Data lines:
----------

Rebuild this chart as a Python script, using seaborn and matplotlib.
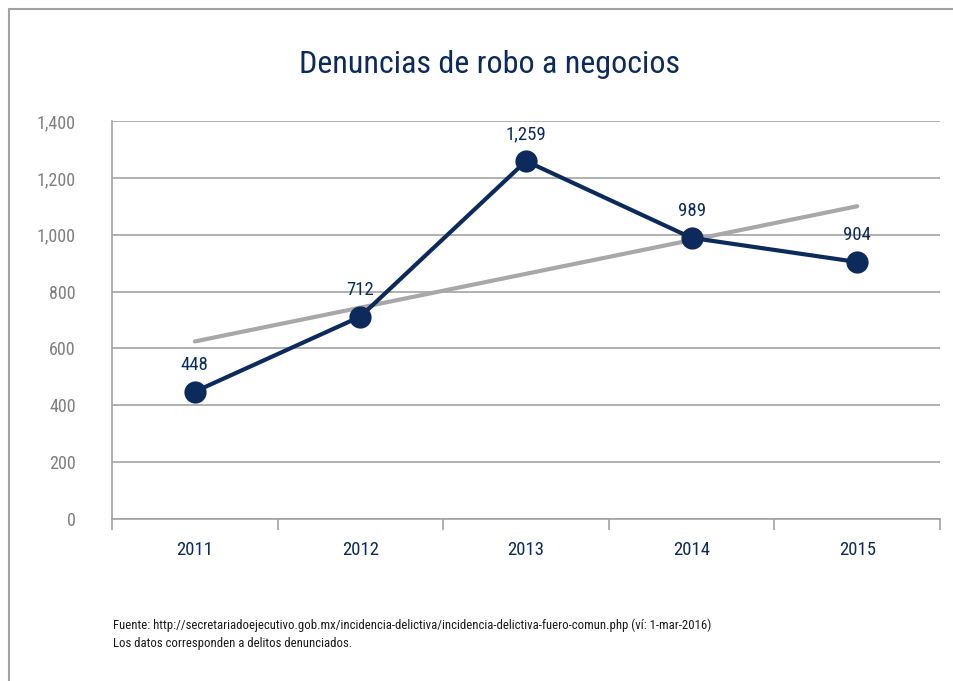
import numpy as np
import pandas as pd
import matplotlib
matplotlib.use("Agg")
import matplotlib.pyplot as plt
from matplotlib import font_manager
from matplotlib.lines import Line2D
import seaborn as sns

# Data
years = ["2011", "2012", "2013", "2014", "2015"]
denuncias = [448, 712, 1259, 989, 904]
y_ticks = [0, 200, 400, 600, 800, 1000, 1200, 1400]
title = "Denuncias de robo a negocios"
source_lines = [
    "Fuente: http://secretariadoejecutivo.gob.mx/incidencia-delictiva/incidencia-delictiva-fuero-comun.php (ví: 1-mar-2016)",
    "Los datos corresponden a delitos denunciados.",
]

NAVY = "#0c2b5c"
TREND = "#a8a8aa"
GRID = "#a3a3a3"
TICK_GRAY = "#7f7f7f"

sns.set_theme(style="white")
available = {f.name for f in font_manager.fontManager.ttflist}
family = next((f for f in ["Roboto Condensed", "Liberation Sans Narrow", "Open Sans Condensed"]
               if f in available), "DejaVu Sans")
plt.rcParams["font.family"] = [family, "DejaVu Sans"]

x = np.arange(len(years))
df = pd.DataFrame({"x": x, "denuncias": denuncias})

# Least-squares trend line over the yearly counts
slope, intercept = np.polyfit(x, denuncias, 1)
df["tendencia"] = slope * x + intercept

fig = plt.figure(figsize=(9.54, 6.81), dpi=100)
ax = fig.add_axes([0.1174, 0.2379, 0.8679, 0.5844])

sns.lineplot(data=df, x="x", y="tendencia", ax=ax, color=TREND, linewidth=3.0,
             solid_capstyle="round", zorder=3)
sns.lineplot(data=df, x="x", y="denuncias", ax=ax, color=NAVY, linewidth=3.0,
             marker="o", markersize=16, markeredgewidth=0, zorder=4)

for xi, v in zip(x, denuncias):
    ax.annotate(f"{v:,}", (xi, v), xytext=(0, 13), textcoords="offset points",
                ha="center", va="bottom", color=NAVY, fontsize=13.5)

ax.set_xlim(-0.5, len(years) - 0.5)
ax.set_ylim(0, 1400)
ax.set_yticks(y_ticks)
ax.set_yticklabels([f"{t:,}" for t in y_ticks], color=TICK_GRAY, fontsize=13)
ax.yaxis.grid(True, color=GRID, linewidth=1.2)
ax.tick_params(axis="y", length=0, pad=26)

# Category boundaries as ticks, labels centered under each category
ax.set_xticks(np.arange(-0.5, len(years), 1.0))
ax.set_xticklabels([])
ax.set_xticks(x, minor=True)
ax.set_xticklabels(years, minor=True, color=NAVY, fontsize=13.5)
ax.tick_params(axis="x", which="major", length=8, width=1.2, color=GRID, bottom=True)
ax.tick_params(axis="x", which="minor", length=0, pad=16)
ax.set_xlabel("")
ax.set_ylabel("")

for side in ["top", "right"]:
    ax.spines[side].set_visible(False)
for side in ["left", "bottom"]:
    ax.spines[side].set_color(GRID)
    ax.spines[side].set_linewidth(1.2)

fig.text(0.5126, 0.906, title, ha="center", va="center", color=NAVY, fontsize=23)
fig.text(0.118, 0.069, "\n".join(source_lines), ha="left", va="center",
         color="#1a1a1a", fontsize=9.2, linespacing=1.5)

# Frame around the figure (top and left edges)
fig.add_artist(Line2D([0.0094, 1.0], [0.9868, 0.9868], transform=fig.transFigure,
                      color=GRID, linewidth=1.5))
fig.add_artist(Line2D([0.0094, 0.0094], [0.0, 0.9868], transform=fig.transFigure,
                      color=GRID, linewidth=1.5))

fig.savefig("out.png", dpi=100)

----------

The exercise: Without any pictures, reproduce the lines from the first one in the material through the line that has "import seaborn as sns", exactly as they appear.

Output for this task:
Rebuild this chart as a Python script, using seaborn and matplotlib.
import numpy as np
import pandas as pd
import matplotlib
matplotlib.use("Agg")
import matplotlib.pyplot as plt
from matplotlib import font_manager
from matplotlib.lines import Line2D
import seaborn as sns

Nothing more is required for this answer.